那时的我对“死亡”是没有太多感觉的,只是在母亲她们的哭泣中明白,这个平日里倔强得可爱的瘦老头不会再从那张床上起来,不会再躲在阳台上“吧嗒吧嗒”地抽着叶子烟,也不会再在春节的时候和我们放着火炮,等等等等。那个时候,我才感觉到了伤心,也有了对“人生百年如过眼云烟”的一丝感悟。
但那个时候,我还是不害怕“死亡”的。

初次见到死亡的狰狞,也好像是在那十一、二岁的年纪。
只记得是江水还很冷的季节,我和表弟在老舅家玩。老舅家是厂区的分房,距离他和舅妈上班的车间不远,依江的一排平房住着的都是他们车间的工友,沿着小路就可以下到长江边上,所以,我们一群淘气的男孩子把那遍布鹅卵石的沙滩当作了“冲杀撕斗”的理想场所。
那一天,作为“地头蛇”的男孩小甲神秘的告诉我可以带我们去看死人,不知从哪里漂来被江水冲上了岸,“警察都来过哦!”
“死人”、“警察”这些词语无疑放大了事情的神秘性,勾起了那个年纪的孩子无限的好奇心。我们来到了现场,远远的看着那个一动不动的身影,谁也不敢靠近,只有我硬着头皮走过去打量,却被某个孩子突然的大叫“快跑”吓得转身和他们蜂拥而逃,然后又一起壮着胆子回去,捡起石头丢掷在那个身体上,听“他”发出奇怪的硬硬的“梆梆”声(请原谅年幼无知的亵渎)而自诩英豪。时到今日,我对那份狰狞还记忆犹新,不是令人作呕的体貌和气味,而是“他”被铁丝反捆的双手和小腹上插进的一支竹筷。
那个时候,我看到了“死亡”的另一个侧面,心生恐惧。

也是在那个年纪,不久后的我真真切切的感受到了死亡的触碰。
江边长大的孩子,很少有不会水的,比起我的大多同学,我算学得晚的。很小的时候,父亲带我去游泳池,总是把我抛进浅水区,然后我又哭喊着爬上岸,绕着水池飞跑,身高体壮的父亲没法子抓住在人群中穿梭的小小的我,于是“幼年游泳培训大计”就此告终。
可十来岁的时候,我却在身边一帮子会水的同学撺掇下迷上了游泳。离学校不远有条小河,十来米的宽度,水最深处约摸两到三米,那年夏天雨后,河水上涨,刚学游泳的我望着比平日宽了一倍不止的浑浊河水心生怯意,只有看着其他人在两岸之间游鱼一般的穿梭来去。
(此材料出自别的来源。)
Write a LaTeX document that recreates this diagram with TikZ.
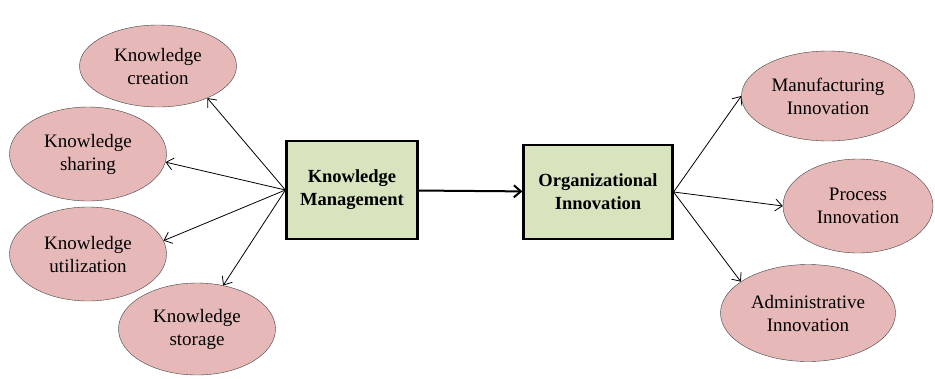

少年人总是胆大而热情的,对于我的困境,大家很快想到了一个办法帮助我,而我也接受了这个至今在我看来都愚蠢得要命的主意。
四个水性好的同学带着我过河,他们分别拉着我的一只手和一只脚带着我过河。在我反应过来这会“要命”的时候,我却张不开了口。
从一开始,我的头就因为身体没有自主的协调而埋在了水里,不管怎样的挣扎上仰,口鼻都无法透出水面,我的挣扎摆动,在他们理解来是我想游泳的冲动,本着对我生命的负责,他们抓着我四肢的手愈发的紧,还有人警告着我:“别动!”没有人想到,水面下的我,胸膛里的心脏疯狂跳动得快要炸裂,耳朵因为缺氧而“嗡嗡”作响,大脑渐渐一片空白,我不能也不敢呼吸。
我快死了。
这是我当时想到的第一个念头,来不及害怕,我只有更猛烈的挣扎,不知道有多久,我终于感觉手脚一松,没时间体会身体重获自由的轻快,只知道扭动着身子把头露出水面,在第一口空气吸进胸腔的同时,我的脚也踩稳了水下的河床,原来,已经到了对岸。
“我他妈的差点死了!”在同学奇怪我为何脸色青白、嘴唇乌紫的时候,我这样吼叫了出来。
那一刻,我清晰感觉到了自己对死亡的恐惧与害怕,和险死还生的一丝庆幸。

这是我人生至此,对死亡印象最早、也是最为深刻的三次经历,它们变成了某种符号,在我的记忆深处,宣示着死亡的存在和它巨大黑色羽翼笼罩的阴影。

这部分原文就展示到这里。